I googled "Perfect Day Best Version" and found some unknown on YouTube had used "Best Version" as bait to his own terrible rendering.
There's the BBC Children in Need one where twenty or so artists do a line each. It's excruciating - some poor belter like Tom Jones is cut off before he's got even into half a stride.
I couldn't find any version that I liked. Why doesn't k d lang do it? She can put across a song and she doesn't overdo the orchestration. Here, for instance, she does a marvellous version of Joni Mitchell's A Case of You - she gets the emotion but doesn't rant, every word is clear and she sounds so relaxed and easy.
So nothing else but to hear the man himself do it.
Went to the Lou Reed Concert in Wellington in 1974. Turned up a bit late and found that it had been cancelled due to Lou being considerably "under the weather". So, I didn't miss out after all. His version of Perfect Day is perfect IMHO. Transformer is still one of my favourite albums.Side One, Track Three!
You are right, it is surprising that he made it to 70.

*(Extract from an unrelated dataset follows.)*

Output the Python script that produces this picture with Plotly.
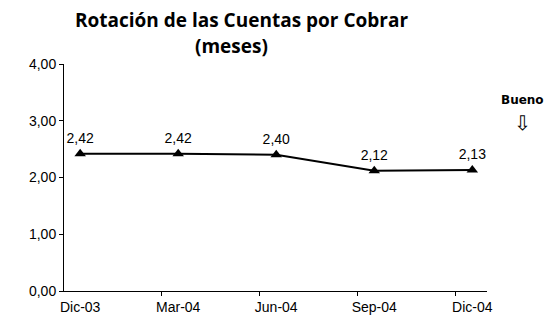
import plotly.graph_objects as go

# Rotación de cuentas por cobrar, en meses
periodos = ["Dic-03", "Mar-04", "Jun-04", "Sep-04", "Dic-04"]
rotacion = [2.42, 2.42, 2.40, 2.12, 2.13]
y_ticks = [0, 1, 2, 3, 4]

x_pos = list(range(len(periodos)))

fig = go.Figure()
fig.add_trace(go.Scatter(
    x=x_pos,
    y=rotacion,
    mode="lines+markers+text",
    line=dict(color="black", width=2),
    marker=dict(symbol="triangle-up", size=10, color="black"),
    text=[f"{v:.2f}".replace(".", ",") for v in rotacion],
    textposition="top center",
    textfont=dict(family="Liberation Sans, Arial", size=14, color="black"),
    cliponaxis=False,
    showlegend=False,
))

fig.update_layout(
    width=556,
    height=325,
    margin=dict(l=64, r=69, t=64, b=34, autoexpand=False),
    paper_bgcolor="white",
    plot_bgcolor="white",
    separators=",.",
    xaxis=dict(
        range=[-0.165, 4.15],
        tickvals=x_pos,
        ticktext=periodos,
        ticks="",
        ticklabelstandoff=3,
        showline=True,
        linecolor="black",
        linewidth=1,
        showgrid=False,
        zeroline=False,
        tickfont=dict(family="Liberation Sans, Arial", size=14, color="black"),
        minor=dict(
            tickvals=[i + 0.83 for i in x_pos[:-1]],
            ticks="outside",
            ticklen=4,
            tickcolor="black",
            showgrid=False,
        ),
    ),
    yaxis=dict(
        range=[0, 4],
        tickvals=y_ticks,
        tickformat=".2f",
        ticks="outside",
        ticklen=4,
        tickcolor="black",
        showline=True,
        linecolor="black",
        linewidth=1,
        showgrid=False,
        zeroline=False,
        tickfont=dict(family="Liberation Sans, Arial", size=14, color="black"),
    ),
)

# Título en dos líneas
titulo_font = dict(family="Open Sans", size=19, color="black", weight="bold")
fig.add_annotation(
    text="Rotación de las Cuentas por Cobrar",
    xref="paper", yref="paper",
    x=0.42, y=1.0 + 44 / 227,
    xanchor="center", yanchor="middle",
    showarrow=False, font=titulo_font,
)
fig.add_annotation(
    text="(meses)",
    xref="paper", yref="paper",
    x=0.397, y=1.0 + 18 / 227,
    xanchor="center", yanchor="middle",
    showarrow=False, font=titulo_font,
)

fig.add_annotation(
    text="<b>Bueno</b>",
    xref="paper", yref="paper",
    x=1.083, y=0.841,
    xanchor="center", yanchor="middle",
    showarrow=False,
    font=dict(family="DejaVu Sans", size=12, color="black"),
)
fig.add_annotation(
    text="⇩",
    xref="paper", yref="paper",
    x=1.085, y=0.74,
    xanchor="center", yanchor="middle",
    showarrow=False,
    font=dict(family="DejaVu Sans", size=20, color="black"),
)

fig.write_html("out.html")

Posted by: Peter Wynne-Jones | 05 March 2012 at 10:27 PM
It is a devastating line isn't it:
You made me forget myself
I thought I was someone else,
Someone good.
I never felt the ' you're going to reap ' bit really fitted lyrically, although the arrangement is lovely.
But as a piece of writing the rest of the song is admirable.
Posted by: Norman Lamont | 05 March 2012 at 10:30 PM
I missed that gig of Lou Reed's as well - and considering how rare it was to see such a musician in NZ, it was a blow. I spent the refunded ticket price on an LP - possibly Berlin.
I agree that the "reap" bit doesn't really fit. Otherwise I think it's one of the best love songs from the 70s.
Posted by: Rosie | 05 March 2012 at 10:40 PM
That's along with A Case of You, though it's love in a different mood - as it's going sad and wrong. It's astonishing that a decadent depressive like Lou Reed could write a love song that describes happiness without being schmaltzy or over-blown.
Posted by: Rosie | 05 March 2012 at 10:43 PM
Thanks for the range of cover versions here. As someone who shares a birthday with Lou Reed [and he spells his middle name the same way as my own forename---spooky]I have to plump for the original 'Transformer' version. A brilliant album that conjures up memories of early working life in Leslie Place in Edinburgh in the 1970s.